Dr Rogelio Guedea from the Department of Languages and Cultures is currently one of the top five selling authors in Mexico.
Dr Guedea's final volume of his crime trilogy, El Crimen de Los Tepames or The Crime of Los Tepames has rocketed into the best seller lists in his home country, just two weeks after it was published.
“I am delighted with the response to my novel, and this has happened for two main reasons,” he explains. “Readers really liked the first two novels in the trilogy, revolving around prosecutor Abel Corona, and this last involves a famous crime which had political reverberations regarding the 1910 Mexican revolution and beyond.”

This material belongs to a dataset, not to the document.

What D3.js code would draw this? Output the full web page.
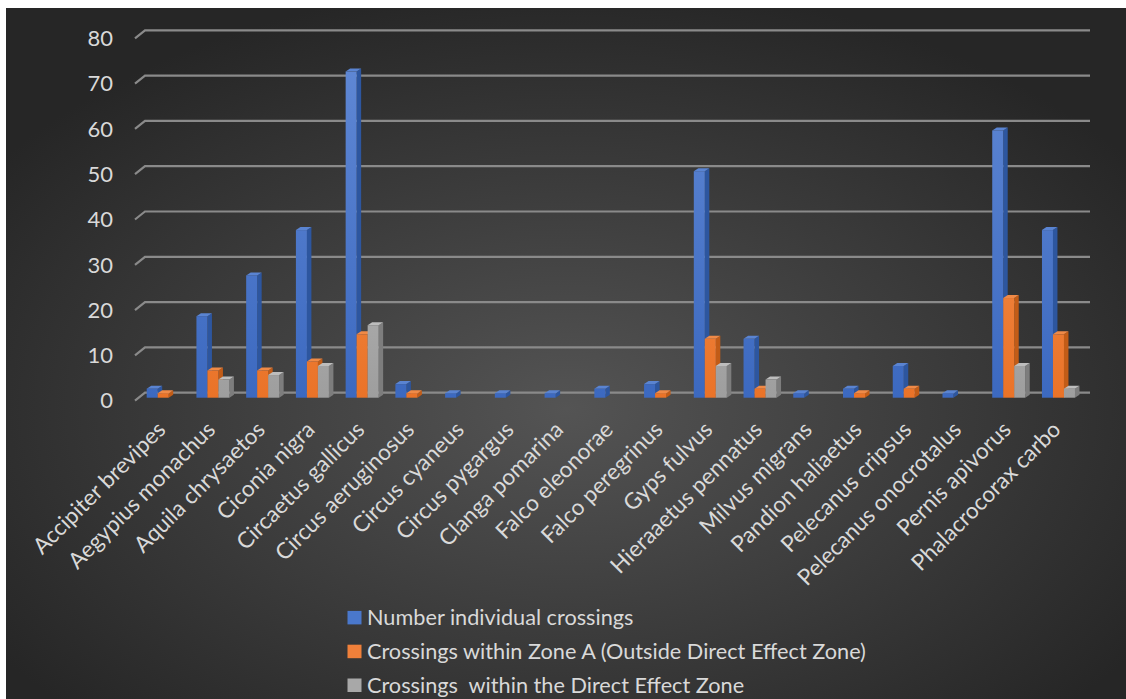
<!DOCTYPE html>
<html>
<head>
<meta charset="utf-8">
<script src="https://cdn.jsdelivr.net/npm/d3@7/dist/d3.min.js"></script>
<style>
  html, body { margin: 0; padding: 0; background: #ffffff; }
  svg { display: block; }
  text { font-family: Lato, "Open Sans", sans-serif; fill: #d9d9d9; }
</style>
</head>
<body>
<svg id="chart" width="1126" height="699"></svg>
<script>
// Species crossing counts by zone
const categories = [
  "Accipiter brevipes", "Aegypius monachus", "Aquila chrysaetos", "Ciconia nigra",
  "Circaetus gallicus", "Circus aeruginosus", "Circus cyaneus", "Circus pygargus",
  "Clanga pomarina", "Falco eleonorae", "Falco peregrinus", "Gyps fulvus",
  "Hieraaetus pennatus", "Milvus migrans", "Pandion haliaetus", "Pelecanus cripsus",
  "Pelecanus onocrotalus", "Pernis apivorus", "Phalacrocorax carbo"
];
const seriesNames = [
  "Number individual crossings",
  "Crossings within Zone A (Outside Direct Effect Zone)",
  "Crossings  within the Direct Effect Zone"
];
const individualCrossings = [2, 18, 27, 37, 72, 3, 1, 1, 1, 2, 3, 50, 13, 1, 2, 7, 1, 59, 37];
const zoneACrossings      = [1, 6, 6, 8, 14, 1, 0, 0, 0, 0, 1, 13, 2, 0, 1, 2, 0, 22, 14];
const directZoneCrossings = [0, 4, 5, 7, 16, 0, 0, 0, 0, 0, 0, 7, 4, 0, 0, 0, 0, 7, 2];
const yTicks = [0, 10, 20, 30, 40, 50, 60, 70, 80];

const seriesValues = [individualCrossings, zoneACrossings, directZoneCrossings];

const svg = d3.select("#chart");
const defs = svg.append("defs");

// Dark radial backdrop
const bg = defs.append("radialGradient").attr("id", "bg")
  .attr("cx", "50%").attr("cy", "58%").attr("r", "62%");
bg.append("stop").attr("offset", "0%").attr("stop-color", "#545454");
bg.append("stop").attr("offset", "100%").attr("stop-color", "#262626");
svg.append("rect").attr("x", 6).attr("y", 8).attr("width", 1120).attr("height", 691)
  .attr("fill", "url(#bg)");

// Geometry of the 3D plot
const plotLeft = 145, plotRight = 1090;
const floorDx = 10, floorDy = 8;      // depth of the floor at the left wall
const barDx = 4.5, barDy = 3;         // depth of each column
const frontBase = 397.7, backBase = 392.7;

const x = d3.scaleBand().domain(categories).range([plotLeft, plotRight]).padding(0);
const sub = d3.scaleBand().domain(d3.range(3)).range([1.7, 1.7 + 33]).padding(0);
const yFront = d3.scaleLinear().domain([0, 80]).range([frontBase, frontBase - 80 * 4.53]);
const yBack = d3.scaleLinear().domain([0, 80]).range([backBase, backBase - 80 * 4.53]);

// Column shading
const palettes = [
  { light: "#628ad6", dark: "#3c69c0", side: "#2d569f", cap: "#5a84d2" },
  { light: "#f69a5c", dark: "#ea7328", side: "#c25c17", cap: "#f08a47" },
  { light: "#cccccc", dark: "#9e9e9e", side: "#7d7d7d", cap: "#bdbdbd" }
];
palettes.forEach((p, i) => {
  const g = defs.append("linearGradient").attr("id", "front" + i)
    .attr("gradientUnits", "userSpaceOnUse")
    .attr("x1", 0).attr("y1", yFront(80)).attr("x2", 0).attr("y2", frontBase);
  g.append("stop").attr("offset", "0%").attr("stop-color", p.light);
  g.append("stop").attr("offset", "100%").attr("stop-color", p.dark);
});

// Gridlines on the back wall with the short floor/wall edge at the left
const grid = svg.append("g");
yTicks.forEach(t => {
  const yb = yBack(t);
  grid.append("path")
    .attr("d", `M${plotLeft - floorDx},${yb + floorDy}L${plotLeft},${yb}L${plotRight},${yb}`)
    .attr("fill", "none").attr("stroke", "#8a8a8a").attr("stroke-width", 2.2);
  grid.append("text")
    .attr("x", 113).attr("y", yb + floorDy)
    .attr("dy", "0.35em")
    .attr("text-anchor", "end")
    .attr("font-size", 22)
    .text(t);
});

// Columns
const bars = svg.append("g");
categories.forEach((c, ci) => {
  seriesValues.forEach((vals, si) => {
    const v = vals[ci];
    if (!v) return;
    const p = palettes[si];
    const x0 = x(c) + sub(si), w = sub.bandwidth();
    const y0 = yFront(v), yb = frontBase;
    const g = bars.append("g");
    // right side face
    g.append("path")
      .attr("d", `M${x0 + w},${y0}L${x0 + w + barDx},${y0 - barDy}L${x0 + w + barDx},${yb - barDy}L${x0 + w},${yb}Z`)
      .attr("fill", p.side);
    // top face
    g.append("path")
      .attr("d", `M${x0},${y0}L${x0 + barDx},${y0 - barDy}L${x0 + w + barDx},${y0 - barDy}L${x0 + w},${y0}Z`)
      .attr("fill", p.cap);
    // front face
    g.append("rect")
      .attr("x", x0).attr("y", y0).attr("width", w).attr("height", yb - y0)
      .attr("fill", `url(#front${si})`);
  });
});

// Category labels, rotated
const labels = svg.append("g");
categories.forEach(c => {
  const px = x(c) + x.bandwidth() / 2 - 3, py = 431;
  labels.append("text")
    .attr("transform", `translate(${px},${py}) rotate(-45)`)
    .attr("text-anchor", "end")
    .attr("font-size", 22.5)
    .text(c);
});

// Legend
const legendColors = ["#4a78cc", "#f0803a", "#a8a8a8"];
const legend = svg.append("g");
seriesNames.forEach((name, i) => {
  const cy = 617.7 + i * 33.8;
  legend.append("rect")
    .attr("x", 347.5).attr("y", cy - 6.8).attr("width", 14).attr("height", 13.5)
    .attr("fill", legendColors[i]);
  legend.append("text")
    .attr("x", 367).attr("y", cy).attr("dy", "0.35em")
    .attr("font-size", 21.7)
    .style("white-space", "pre")
    .text(name);
});
</script>
</body>
</html>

The novel describes an actual crime in the small town of Los Tepames in 1909 involving two feuding families which was highly controversial at the time, and one of the trigger points for the Mexican revolution. Dr Guedea believes the events a century ago also have relevance for Mexico today.
Another factor in the novel's success he says, was his very detailed research into the crime, involving lengthy and complex legal documents, then weaving this verisimilitude into plot and character.
Dr Guedea says the first volume of the Trilogy, Driving a Truck has been translated into English and it is expected that all three will be available in English by 2015.
“New Zealand has helped me a great deal as a novelist,” he says. “I can now see Mexico and my culture much more clearly, and this means sharper and clearer writing.”